Appellant cites Burch v. McDaniel, 2 Wash. T. 58, 3 Pac. 586, and urges that case as authority for selling the possessory rights of a homesteader by the administrator. That case seems to have been decided upon the strength of the provision of former section 2269 of the Revised Statutes of the United States. That section has since been repealed by the act of March 3, 1891. See 2 U. S. Compiled Statutes of 1901, p. 1379. That section provided, that upon the death of any person entitled to claim benefits of the preemption laws, before consummating his claim, his executor or administrator might file the papers necessary, and that the entry should be in favor of the heirs of said deceased preemptor; that the patent'thereon should cause the title to inure to such heirs in the same manner as if their names had been specifically mentioned.

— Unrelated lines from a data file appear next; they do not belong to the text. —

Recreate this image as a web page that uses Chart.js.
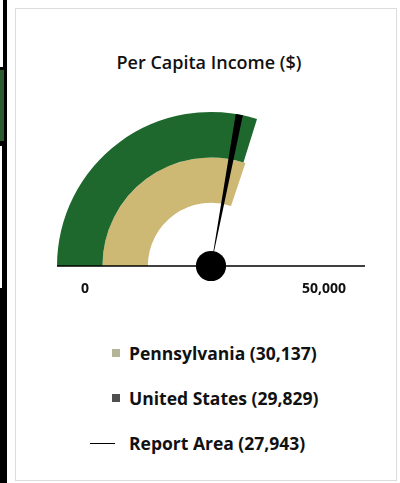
<!DOCTYPE html>
<html>
<head>
<meta charset="utf-8">
<script src="https://cdn.jsdelivr.net/npm/chart.js@4.4.0/dist/chart.umd.min.js"></script>
<style>
  body { margin: 0; width: 400px; height: 483px; background: #fff; position: relative; overflow: hidden;
         font-family: "Open Sans", sans-serif; color: #111; }
  .blk { position: absolute; }
  #panel { position: absolute; left: 15px; top: 8px; width: 380px; height: 471px; border: 1px solid #dcdcdc; }
  #title { position: absolute; left: 0; top: 50px; width: 418px; text-align: center; font-weight: 600; font-size: 18px; }
  canvas { position: absolute; left: 30px; top: 100px; }
  .item { position: absolute; left: 129px; font-weight: 700; font-size: 17.5px; line-height: 20px; white-space: nowrap; }
  .swatch { position: absolute; width: 8px; height: 8px; left: -17px; top: 6px; }
  .dash { position: absolute; width: 25px; height: 1px; left: -39px; top: 10px; background: #000; }
</style>
</head>
<body>
<!-- neighbouring frame strip on the left -->
<div class="blk" style="left:0;top:0;width:7px;height:483px;background:#000"></div>
<div class="blk" style="left:0;top:0;width:3px;height:67px;background:#fff"></div>
<div class="blk" style="left:0;top:70px;width:4px;height:71px;background:#2b5a2c"></div>
<div class="blk" style="left:0;top:146px;width:2px;height:142px;background:#fff"></div>

<div id="panel"></div>
<div id="title">Per Capita Income ($)</div>
<canvas id="rings" width="360" height="210"></canvas>
<canvas id="needle" width="360" height="210"></canvas>
<div id="legend"></div>

<script>
// gauge values
const seriesNames = ['Pennsylvania', 'United States', 'Report Area'];
const seriesValues = [30137, 29829, 27943];
const scaleTicks = [0, 50000];

const green = '#1e682d';
const tan = '#cdb874';
const swatchColors = ['#b3b596', '#4f4f4f'];
const needleWidth = 750;
const clear = 'rgba(0,0,0,0)';

const maxValue = scaleTicks[scaleTicks.length - 1];
const [paValue, usValue, reportValue] = seriesValues;

// both canvases share this so the rings and the needle line up
const gaugeOptions = {
    responsive: false,
    animation: false,
    events: [],
    rotation: -90,
    circumference: 180,
    borderWidth: 0,
    hoverOffset: 0,
    layout: { padding: { left: 27, right: 25, top: 12, bottom: 44 } },
    plugins: { legend: { display: false }, tooltip: { enabled: false } }
};

new Chart(document.getElementById('rings'), {
    type: 'doughnut',
    data: {
        datasets: [
            { data: [usValue, maxValue - usValue], backgroundColor: [green, clear] },
            { data: [paValue, maxValue - paValue], backgroundColor: [tan, clear] }
        ]
    },
    options: { ...gaugeOptions, cutout: '41%' }
});

const needleDecor = {
    id: 'needleDecor',
    afterDatasetsDraw(chart) {
        const arc = chart.getDatasetMeta(0).data[1];
        const { x, y, outerRadius } = arc;
        const ctx = chart.ctx;
        ctx.save();
        // base line
        ctx.strokeStyle = '#000';
        ctx.lineWidth = 1.3;
        ctx.beginPath();
        ctx.moveTo(x - outerRadius, y);
        ctx.lineTo(x + outerRadius, y);
        ctx.stroke();
        // hub
        ctx.fillStyle = '#000';
        ctx.beginPath();
        ctx.arc(x, y, outerRadius * 0.098, 0, Math.PI * 2);
        ctx.fill();
        // scale end labels
        ctx.font = '700 14px "Open Sans"';
        ctx.fillStyle = '#111';
        ctx.textBaseline = 'middle';
        ctx.textAlign = 'center';
        ctx.fillText(scaleTicks[0].toLocaleString('en-US'), x - outerRadius + 28, y + 23);
        ctx.textAlign = 'right';
        ctx.fillText(scaleTicks[1].toLocaleString('en-US'), x + outerRadius - 19, y + 23);
        ctx.restore();
    }
};

new Chart(document.getElementById('needle'), {
    type: 'pie',
    data: {
        datasets: [{
            data: [reportValue - needleWidth / 2, needleWidth, maxValue - reportValue - needleWidth / 2],
            backgroundColor: [clear, '#000', clear]
        }]
    },
    options: { ...gaugeOptions, cutout: 0 },
    plugins: [needleDecor]
});

// legend rows
const legend = document.getElementById('legend');
const rowTops = [343, 388, 433];
seriesNames.forEach((name, i) => {
    const row = document.createElement('div');
    row.className = 'item';
    row.style.top = rowTops[i] + 'px';
    const mark = i < 2
        ? `<span class="swatch" style="background:${swatchColors[i]}"></span>`
        : '<span class="dash"></span>';
    row.innerHTML = mark + `${name} (${seriesValues[i].toLocaleString('en-US')})`;
    legend.appendChild(row);
});
</script>
</body>
</html>
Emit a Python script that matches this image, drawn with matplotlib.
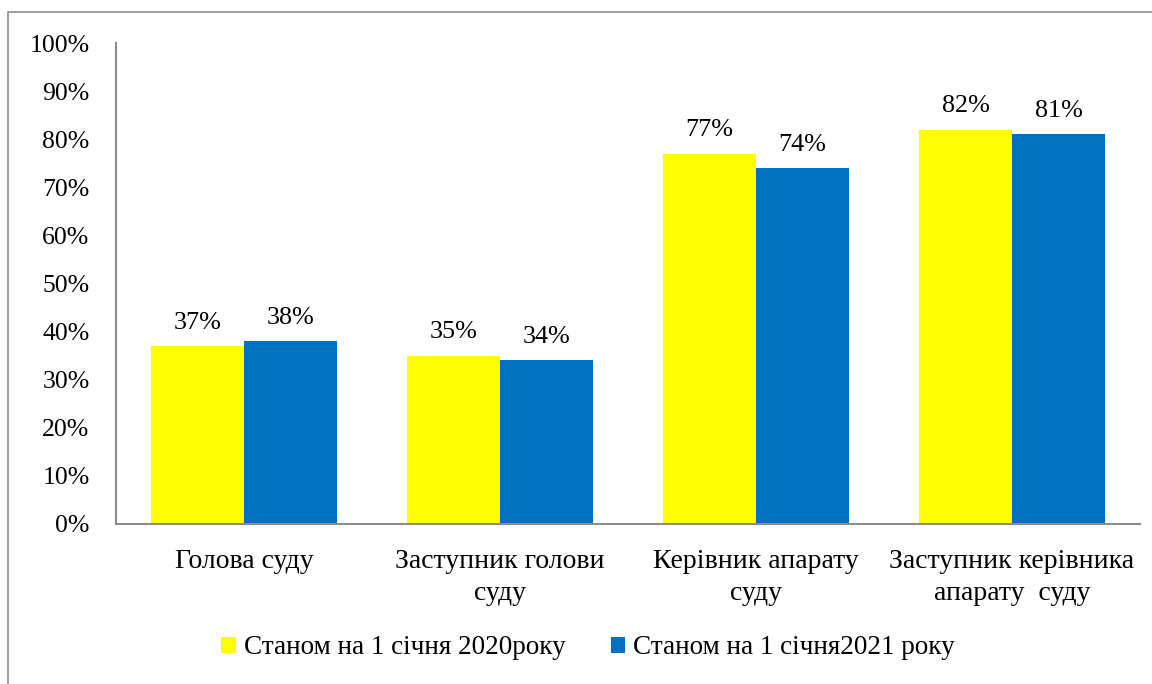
import matplotlib.pyplot as plt
import numpy as np
from matplotlib.patches import Rectangle

plt.rcParams['font.family'] = ['Liberation Serif', 'DejaVu Serif']

categories = ['Голова суду', 'Заступник голови\nсуду', 'Керівник апарату\nсуду',
              'Заступник керівника\nапарату  суду']
series_names = ['Станом на 1 січня 2020року', 'Станом на 1 січня2021 року']
values_2020 = [37, 35, 77, 82]
values_2021 = [38, 34, 74, 81]
colors = ['#FFFF00', '#0070C0']
y_ticks = [0, 10, 20, 30, 40, 50, 60, 70, 80, 90, 100]

fig = plt.figure(figsize=(11.52, 6.84), dpi=100)
ax = fig.add_axes([116 / 1152, 1 - 524 / 684, 1024 / 1152, 481 / 684])

# outer frame of the chart area
frame = Rectangle((8 / 1152, -0.5), 2, 0.5 + (1 - 12 / 684), transform=fig.transFigure,
                  fill=False, edgecolor='#8c8c8c', lw=1.2)
fig.patches.append(frame)

x = np.arange(len(categories))
w = 0.363
for i, (vals, name) in enumerate(zip([values_2020, values_2021], series_names)):
    bars = ax.bar(x + (i - 0.5) * w, vals, width=w, color=colors[i], label=name)
    for b, v in zip(bars, vals):
        ax.annotate(f'{v}%', (b.get_x() + b.get_width() / 2, v), xytext=(0, 9),
                    textcoords='offset points', ha='center', va='bottom', fontsize=18.8)

ax.set_xlim(-0.5, len(categories) - 0.5)
ax.set_ylim(0, 100)
ax.set_yticks(y_ticks)
ax.set_yticklabels([f'{t}%' for t in y_ticks], fontsize=18.5)
ax.set_xticks(x)
ax.set_xticklabels(categories, fontsize=20, linespacing=1.38)
ax.tick_params(length=0)
ax.tick_params(axis='y', pad=19)
ax.tick_params(axis='x', pad=18)
for s in ['top', 'right']:
    ax.spines[s].set_visible(False)
for s in ['left', 'bottom']:
    ax.spines[s].set_color('#8c8c8c')
    ax.spines[s].set_linewidth(1.5)

fig.legend(loc='center', bbox_to_anchor=(588 / 1152, 1 - 648 / 684), ncol=2, frameon=False,
           fontsize=19.5, handlelength=0.52, handleheight=0.52, handletextpad=0.3,
           columnspacing=1.67)

fig.savefig('out.png', dpi=100)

The court held under that law, that the right of possession of preempted land to which title was inchoate passed on the death of the preemptor to his administrator; that the right of possession thus acquired was subject to a trust which required the administrator to perfect title in favor of the heirs, if the estate was in such condition as to enable him to do so, and if the interests of the heirs and all things considered so demanded; that he might, also, under such trust, if the interests of the heirs so demanded, sell the right of possession for their benefit instead of perfecting title in their behalf. But it was expressly held that such sale must be for the benefit of the heirs, and not for creditors; that the administrator stood in possession as representing the ancestor for the benefit of the heirs, and not as representing him for the benefit of creditors and heirs alike. Thus it will be seen that the case cited is authority for sale by the administrator only when it is for the benefit of the heir. Section 2292, Revised Statutes of the United States, provides for such a sale by the administrator for the benefit of infant children of the deceased, but it must be for their benefit, and for no other purpose. There seems to be no authority for the administrator to sell for the benefit of the creditors.
AVe conclude, therefore, that the attempted sale in this case was void. Appellant may have purchased in good faith, but the rule of caveat emptor applies to a purchaser at an administrator's sale. Gjerstadengen v. Van Duzen, supra; Smith v. Wildman, 178 Pa. St. 245, 35 Atl. 1047, 36 L. R. A. 834, 56 Am. St. 760; Lindsay v. Cooper, 94 Ala. 170, 11 South. 325, 16 L. R. A. 813, 33 Am. St. 105.
AVe think the demurrer to the answer was properly sustained, and the judgment is affirmed.